Objective »
Copy every line with the string "page" in it.

Data for this exercise »
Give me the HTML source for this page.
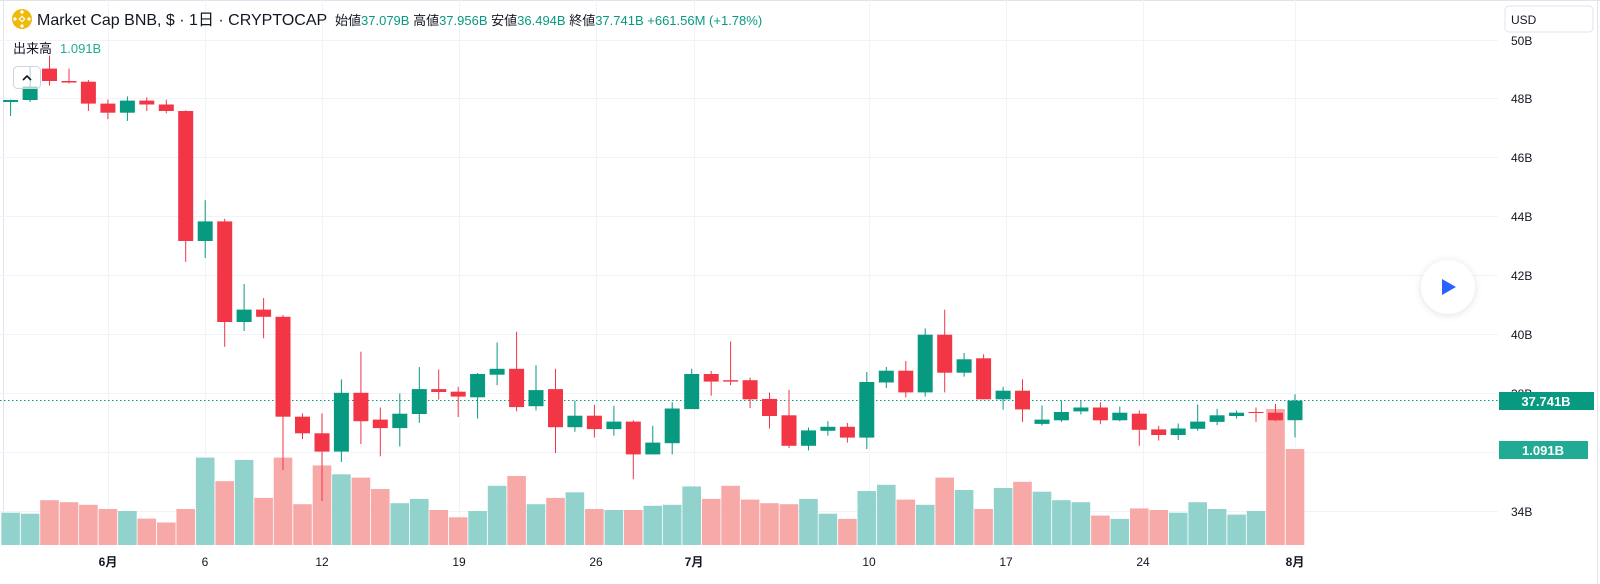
* * *
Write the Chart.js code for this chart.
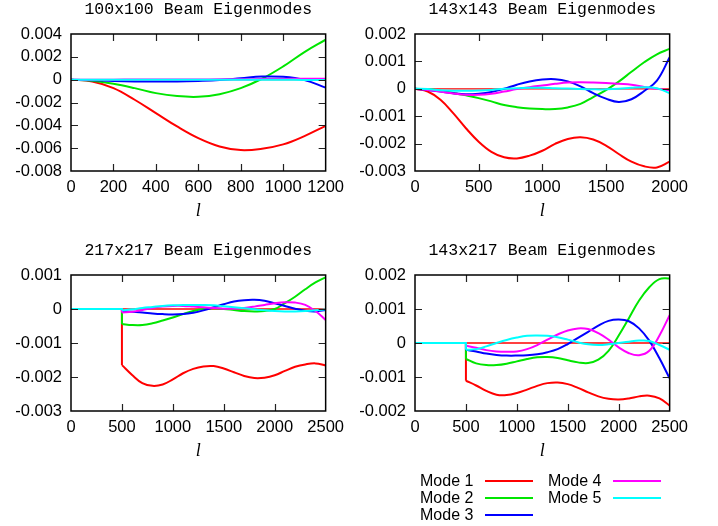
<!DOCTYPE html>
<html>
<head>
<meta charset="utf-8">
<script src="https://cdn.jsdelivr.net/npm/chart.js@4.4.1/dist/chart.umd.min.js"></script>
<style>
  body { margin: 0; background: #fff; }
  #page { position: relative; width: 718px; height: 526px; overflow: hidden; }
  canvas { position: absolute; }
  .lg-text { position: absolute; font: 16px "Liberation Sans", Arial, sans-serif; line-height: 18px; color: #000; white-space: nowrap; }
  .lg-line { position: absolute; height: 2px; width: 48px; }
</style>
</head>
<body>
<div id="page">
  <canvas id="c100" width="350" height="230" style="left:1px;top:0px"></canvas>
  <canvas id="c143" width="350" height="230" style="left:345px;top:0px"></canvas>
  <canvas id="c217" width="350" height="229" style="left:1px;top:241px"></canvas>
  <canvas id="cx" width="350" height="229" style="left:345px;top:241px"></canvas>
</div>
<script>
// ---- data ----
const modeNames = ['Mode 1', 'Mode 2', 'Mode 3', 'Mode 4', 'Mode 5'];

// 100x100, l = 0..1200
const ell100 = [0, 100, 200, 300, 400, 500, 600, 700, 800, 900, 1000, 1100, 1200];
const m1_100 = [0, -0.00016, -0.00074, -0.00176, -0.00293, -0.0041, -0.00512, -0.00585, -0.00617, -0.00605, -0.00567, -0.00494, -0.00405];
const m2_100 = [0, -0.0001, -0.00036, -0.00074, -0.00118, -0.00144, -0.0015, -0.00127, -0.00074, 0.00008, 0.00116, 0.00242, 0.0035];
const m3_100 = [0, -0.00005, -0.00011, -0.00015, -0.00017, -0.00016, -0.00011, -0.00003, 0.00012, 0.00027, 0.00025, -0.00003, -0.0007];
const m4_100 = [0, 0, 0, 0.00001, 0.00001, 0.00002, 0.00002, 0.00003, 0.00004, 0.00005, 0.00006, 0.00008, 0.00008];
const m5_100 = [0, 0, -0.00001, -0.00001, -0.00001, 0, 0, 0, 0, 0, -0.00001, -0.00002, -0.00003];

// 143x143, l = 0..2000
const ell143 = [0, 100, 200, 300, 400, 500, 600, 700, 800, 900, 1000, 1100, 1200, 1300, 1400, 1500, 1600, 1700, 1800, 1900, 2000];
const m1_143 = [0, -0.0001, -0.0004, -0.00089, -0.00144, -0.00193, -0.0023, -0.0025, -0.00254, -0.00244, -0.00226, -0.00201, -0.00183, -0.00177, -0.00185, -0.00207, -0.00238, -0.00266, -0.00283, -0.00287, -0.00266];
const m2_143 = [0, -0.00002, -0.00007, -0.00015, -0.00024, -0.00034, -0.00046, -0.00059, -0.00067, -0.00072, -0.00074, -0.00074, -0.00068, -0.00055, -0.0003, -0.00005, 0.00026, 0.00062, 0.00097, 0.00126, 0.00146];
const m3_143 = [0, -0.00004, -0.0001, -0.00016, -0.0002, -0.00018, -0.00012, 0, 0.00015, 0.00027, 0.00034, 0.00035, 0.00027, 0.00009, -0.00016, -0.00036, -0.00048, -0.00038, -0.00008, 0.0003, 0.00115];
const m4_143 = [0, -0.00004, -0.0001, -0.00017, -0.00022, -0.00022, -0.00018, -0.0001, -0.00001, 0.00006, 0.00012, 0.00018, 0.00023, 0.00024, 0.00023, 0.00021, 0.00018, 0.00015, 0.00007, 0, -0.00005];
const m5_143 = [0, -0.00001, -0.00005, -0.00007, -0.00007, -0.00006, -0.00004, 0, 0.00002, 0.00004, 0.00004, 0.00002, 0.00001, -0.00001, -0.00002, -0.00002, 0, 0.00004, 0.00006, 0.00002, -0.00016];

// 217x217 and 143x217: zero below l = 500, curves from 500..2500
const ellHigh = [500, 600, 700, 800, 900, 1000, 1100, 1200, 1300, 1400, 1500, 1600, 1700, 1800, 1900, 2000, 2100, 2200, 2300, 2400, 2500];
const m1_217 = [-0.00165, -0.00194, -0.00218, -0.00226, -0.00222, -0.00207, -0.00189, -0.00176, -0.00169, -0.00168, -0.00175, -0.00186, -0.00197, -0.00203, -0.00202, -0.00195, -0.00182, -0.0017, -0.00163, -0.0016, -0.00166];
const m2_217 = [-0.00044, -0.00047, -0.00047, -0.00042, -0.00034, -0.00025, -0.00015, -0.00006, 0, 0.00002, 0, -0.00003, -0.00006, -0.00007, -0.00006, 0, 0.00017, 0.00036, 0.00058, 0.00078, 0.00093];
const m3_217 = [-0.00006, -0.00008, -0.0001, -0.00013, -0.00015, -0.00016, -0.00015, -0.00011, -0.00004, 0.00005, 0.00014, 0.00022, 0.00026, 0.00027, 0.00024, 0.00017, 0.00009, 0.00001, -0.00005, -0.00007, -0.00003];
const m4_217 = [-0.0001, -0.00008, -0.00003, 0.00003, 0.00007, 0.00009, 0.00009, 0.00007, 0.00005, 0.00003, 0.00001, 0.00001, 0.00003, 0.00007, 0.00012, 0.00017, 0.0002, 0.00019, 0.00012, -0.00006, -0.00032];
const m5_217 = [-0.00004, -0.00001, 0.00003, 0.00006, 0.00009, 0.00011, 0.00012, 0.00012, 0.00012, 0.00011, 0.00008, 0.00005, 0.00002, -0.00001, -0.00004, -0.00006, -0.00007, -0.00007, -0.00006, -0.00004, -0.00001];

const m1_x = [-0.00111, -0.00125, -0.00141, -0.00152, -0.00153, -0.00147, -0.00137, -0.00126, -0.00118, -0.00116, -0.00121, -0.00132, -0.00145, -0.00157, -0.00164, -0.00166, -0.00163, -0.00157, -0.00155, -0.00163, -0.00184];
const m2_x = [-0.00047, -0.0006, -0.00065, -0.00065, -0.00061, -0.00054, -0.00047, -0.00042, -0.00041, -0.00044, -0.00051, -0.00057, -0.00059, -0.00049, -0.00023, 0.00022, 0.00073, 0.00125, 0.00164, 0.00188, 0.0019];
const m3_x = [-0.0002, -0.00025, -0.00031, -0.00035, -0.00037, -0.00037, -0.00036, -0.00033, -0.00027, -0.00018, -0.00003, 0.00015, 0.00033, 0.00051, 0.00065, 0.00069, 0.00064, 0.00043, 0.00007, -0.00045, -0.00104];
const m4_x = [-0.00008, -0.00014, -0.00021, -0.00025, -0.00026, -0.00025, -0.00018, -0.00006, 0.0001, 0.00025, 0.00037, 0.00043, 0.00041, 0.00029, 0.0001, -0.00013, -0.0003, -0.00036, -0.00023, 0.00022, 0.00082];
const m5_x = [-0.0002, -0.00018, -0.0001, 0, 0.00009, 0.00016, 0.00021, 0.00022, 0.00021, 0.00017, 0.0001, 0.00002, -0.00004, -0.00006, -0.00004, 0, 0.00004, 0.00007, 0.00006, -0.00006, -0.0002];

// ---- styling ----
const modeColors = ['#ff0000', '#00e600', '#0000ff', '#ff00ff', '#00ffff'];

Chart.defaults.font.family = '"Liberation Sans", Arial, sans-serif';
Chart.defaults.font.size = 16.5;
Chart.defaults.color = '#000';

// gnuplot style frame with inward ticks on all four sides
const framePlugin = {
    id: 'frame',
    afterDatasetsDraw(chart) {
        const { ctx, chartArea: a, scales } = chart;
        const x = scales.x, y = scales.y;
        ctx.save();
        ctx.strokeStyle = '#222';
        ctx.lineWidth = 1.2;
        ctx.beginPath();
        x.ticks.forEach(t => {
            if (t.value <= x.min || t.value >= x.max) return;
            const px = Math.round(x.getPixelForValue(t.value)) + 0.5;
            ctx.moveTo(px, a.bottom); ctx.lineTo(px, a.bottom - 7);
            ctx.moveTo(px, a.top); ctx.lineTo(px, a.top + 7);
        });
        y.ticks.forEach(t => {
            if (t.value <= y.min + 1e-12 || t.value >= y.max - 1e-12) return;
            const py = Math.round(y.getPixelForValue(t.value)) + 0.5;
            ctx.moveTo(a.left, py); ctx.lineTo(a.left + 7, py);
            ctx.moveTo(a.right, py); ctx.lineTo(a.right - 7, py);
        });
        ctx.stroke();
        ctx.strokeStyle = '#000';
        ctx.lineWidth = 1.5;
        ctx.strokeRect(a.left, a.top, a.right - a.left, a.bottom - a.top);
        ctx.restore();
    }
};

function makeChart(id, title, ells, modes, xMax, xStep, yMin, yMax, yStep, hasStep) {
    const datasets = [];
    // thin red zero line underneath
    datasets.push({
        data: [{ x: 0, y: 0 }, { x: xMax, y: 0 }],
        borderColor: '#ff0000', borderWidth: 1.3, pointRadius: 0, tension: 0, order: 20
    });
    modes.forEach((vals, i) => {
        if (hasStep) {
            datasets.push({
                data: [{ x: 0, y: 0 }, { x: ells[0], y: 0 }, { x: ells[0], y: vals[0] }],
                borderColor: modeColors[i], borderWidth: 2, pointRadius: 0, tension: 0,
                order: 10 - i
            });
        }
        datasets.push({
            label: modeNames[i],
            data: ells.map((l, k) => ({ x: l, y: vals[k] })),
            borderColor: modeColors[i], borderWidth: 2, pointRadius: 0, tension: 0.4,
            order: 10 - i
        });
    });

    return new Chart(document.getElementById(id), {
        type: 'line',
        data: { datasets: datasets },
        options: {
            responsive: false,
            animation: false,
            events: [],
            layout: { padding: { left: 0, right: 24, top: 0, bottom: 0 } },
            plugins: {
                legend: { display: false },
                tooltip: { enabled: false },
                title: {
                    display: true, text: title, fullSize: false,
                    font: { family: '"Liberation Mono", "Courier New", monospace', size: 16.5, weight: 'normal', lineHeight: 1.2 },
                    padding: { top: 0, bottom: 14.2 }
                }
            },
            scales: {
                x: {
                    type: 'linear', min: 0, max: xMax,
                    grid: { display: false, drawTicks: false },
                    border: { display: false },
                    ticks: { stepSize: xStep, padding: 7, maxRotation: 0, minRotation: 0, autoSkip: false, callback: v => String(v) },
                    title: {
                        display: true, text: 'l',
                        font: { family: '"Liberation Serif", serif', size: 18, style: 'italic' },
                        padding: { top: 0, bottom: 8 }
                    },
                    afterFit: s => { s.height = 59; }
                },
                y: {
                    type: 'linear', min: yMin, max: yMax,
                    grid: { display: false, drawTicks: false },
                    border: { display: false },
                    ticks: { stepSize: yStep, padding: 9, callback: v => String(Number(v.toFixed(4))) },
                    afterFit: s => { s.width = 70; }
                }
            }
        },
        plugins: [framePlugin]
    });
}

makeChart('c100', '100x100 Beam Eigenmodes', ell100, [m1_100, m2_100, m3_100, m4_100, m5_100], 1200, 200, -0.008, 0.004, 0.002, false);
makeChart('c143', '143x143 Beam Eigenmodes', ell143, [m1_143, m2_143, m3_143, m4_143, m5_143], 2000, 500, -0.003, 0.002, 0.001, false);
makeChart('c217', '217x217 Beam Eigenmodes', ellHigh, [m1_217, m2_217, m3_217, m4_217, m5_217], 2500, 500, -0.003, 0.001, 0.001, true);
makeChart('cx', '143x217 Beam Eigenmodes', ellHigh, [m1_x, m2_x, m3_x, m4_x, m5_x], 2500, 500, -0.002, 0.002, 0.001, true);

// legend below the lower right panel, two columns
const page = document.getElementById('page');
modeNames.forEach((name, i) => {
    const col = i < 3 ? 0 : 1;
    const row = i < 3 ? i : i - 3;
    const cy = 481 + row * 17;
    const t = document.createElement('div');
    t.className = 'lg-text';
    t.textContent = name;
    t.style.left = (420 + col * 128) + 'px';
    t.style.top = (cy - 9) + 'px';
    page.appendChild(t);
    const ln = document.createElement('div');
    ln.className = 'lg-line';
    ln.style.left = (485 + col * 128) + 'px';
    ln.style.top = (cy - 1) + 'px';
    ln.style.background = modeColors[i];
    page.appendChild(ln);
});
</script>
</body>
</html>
* * *
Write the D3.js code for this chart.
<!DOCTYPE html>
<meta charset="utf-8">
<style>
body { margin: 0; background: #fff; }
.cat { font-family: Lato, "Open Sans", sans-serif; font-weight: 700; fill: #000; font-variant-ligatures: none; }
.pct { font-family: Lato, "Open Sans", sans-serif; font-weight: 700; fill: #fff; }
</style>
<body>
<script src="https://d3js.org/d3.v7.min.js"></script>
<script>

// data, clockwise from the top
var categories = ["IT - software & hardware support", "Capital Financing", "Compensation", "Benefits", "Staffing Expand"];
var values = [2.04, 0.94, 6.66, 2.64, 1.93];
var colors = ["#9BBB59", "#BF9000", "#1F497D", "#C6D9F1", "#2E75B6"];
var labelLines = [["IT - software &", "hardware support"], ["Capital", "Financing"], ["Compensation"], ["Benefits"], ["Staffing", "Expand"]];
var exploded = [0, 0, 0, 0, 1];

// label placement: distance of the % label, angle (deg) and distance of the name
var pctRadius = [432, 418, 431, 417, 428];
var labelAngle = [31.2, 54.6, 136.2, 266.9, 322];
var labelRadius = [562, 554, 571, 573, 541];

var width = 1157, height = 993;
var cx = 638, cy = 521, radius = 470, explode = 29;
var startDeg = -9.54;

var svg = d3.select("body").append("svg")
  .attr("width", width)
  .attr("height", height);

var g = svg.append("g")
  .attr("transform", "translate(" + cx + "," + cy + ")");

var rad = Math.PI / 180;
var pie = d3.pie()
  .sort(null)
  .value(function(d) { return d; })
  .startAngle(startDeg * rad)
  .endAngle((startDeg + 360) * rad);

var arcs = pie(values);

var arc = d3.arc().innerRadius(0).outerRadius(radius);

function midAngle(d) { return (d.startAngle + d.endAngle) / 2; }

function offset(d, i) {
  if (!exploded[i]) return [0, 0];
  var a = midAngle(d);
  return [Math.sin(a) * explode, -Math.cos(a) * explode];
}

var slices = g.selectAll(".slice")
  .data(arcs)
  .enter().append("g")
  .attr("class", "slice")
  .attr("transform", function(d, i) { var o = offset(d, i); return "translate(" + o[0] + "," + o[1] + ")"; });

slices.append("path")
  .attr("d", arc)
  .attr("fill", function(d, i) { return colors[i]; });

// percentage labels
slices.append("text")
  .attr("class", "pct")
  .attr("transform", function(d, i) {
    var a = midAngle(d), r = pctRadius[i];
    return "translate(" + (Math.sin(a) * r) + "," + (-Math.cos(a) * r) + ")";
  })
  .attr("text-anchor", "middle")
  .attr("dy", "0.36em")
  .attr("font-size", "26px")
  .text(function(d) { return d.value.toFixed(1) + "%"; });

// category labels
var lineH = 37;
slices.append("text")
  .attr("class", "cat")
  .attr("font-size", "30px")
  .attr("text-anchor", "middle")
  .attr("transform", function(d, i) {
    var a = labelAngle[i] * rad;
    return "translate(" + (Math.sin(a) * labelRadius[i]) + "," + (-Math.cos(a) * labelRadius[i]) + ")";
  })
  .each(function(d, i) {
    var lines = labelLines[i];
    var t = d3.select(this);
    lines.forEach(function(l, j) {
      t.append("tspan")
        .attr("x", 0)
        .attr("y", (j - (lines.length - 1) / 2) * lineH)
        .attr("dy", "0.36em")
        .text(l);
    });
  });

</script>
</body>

Solution for this task »
Give me the HTML source for this page.
  #page { position: relative; width: 718px; height: 526px; overflow: hidden; }
<div id="page">
const page = document.getElementById('page');
    page.appendChild(t);
    page.appendChild(ln);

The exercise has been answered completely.